Saturday, December 31, 2005

St. John the Baptist, Kansas City, Missouri

St. John the Baptist, in the Pendleton Heights neighborhood at 531 Garfield, is no more. In its building is the Don Bosco center of Kansas City (no, the place wasn't crawling with Salesian priests).

Judging from its location, St. John the Baptist was probably folded into Assumption/St. Anthony's, which we'll look at tomorrow. As you can see from the photo, the closure involved no great loss of an architectural treasure. No cornerstone was apparent.

If there was ever a beautiful church at this site, it's obviously been torn down.
In fact, the good people of St. John the Baptist, if they did indeed get moved to Assumption/St. Anthony, landed in a place much more suitable for Catholic worship.

When I do get more time in This Far by Faith, we'll all know more.


UPDATE FEBRUARY 19, 2006.
The parish was founded in 1882, and the original church was built immediately at 1436 Independence Avenue. There was an addition of 32 feet to the nave (at a cost of $2300. In 1913, the original church was renovated, and it was frescoed by the O.J. Kover company after 1915. As populations shifted, most of the folks were living east of the Paseo. In 1954, the original church, shown below, was closed, and eventually, it was torn down in a widening of the Paseo. The parish met in the school chapel at the site shown above, and in 1959, the school gym was converted into the church (those of you who said, "Oh boy, another church that looks like a gym," as you were reading above, there you have it.

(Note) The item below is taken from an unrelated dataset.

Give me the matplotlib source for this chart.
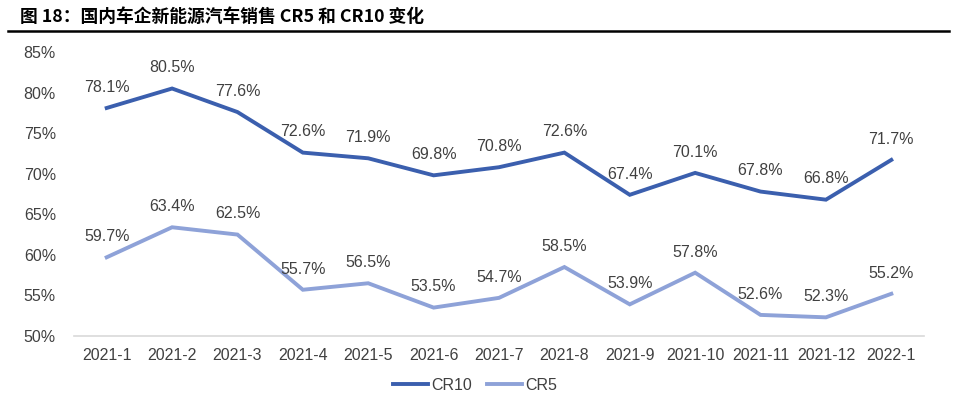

The parish was struggling to make ends meet, and the parish was partially depopulated in the mid-1960s by the construction of the Osteopathic Hospital (causing 200 families to leave when their homes, over four square blocks, were cleared) and the Garfield Urban Renewal Project, werein 10 percent of the dwellings in the parish north of Independence Avenue were condemned and razed. The church was renovated in 1968 to better reflect the Spirit of Vatican II. In 1991, the parish was supressed and the parishioners were sent to the new Queen of Peace parish at the old St. Stephen's site. The parish complex was sold to the Don Bosco Center for $350,000.

1 comment:

Mary C said...

My family home was one of "10 percent of the dwellings in the parish north of Independence Avenue" that "were condemned and razed". I was born in the neighborhood in 1942 and my father and family were forced out of our home in 1965 by The Garfield Urban Renewal Project. My father was a practicing family doctor who took care of poor families, no matter whether they were white, black or Hispanic. He took excellent care of his patients.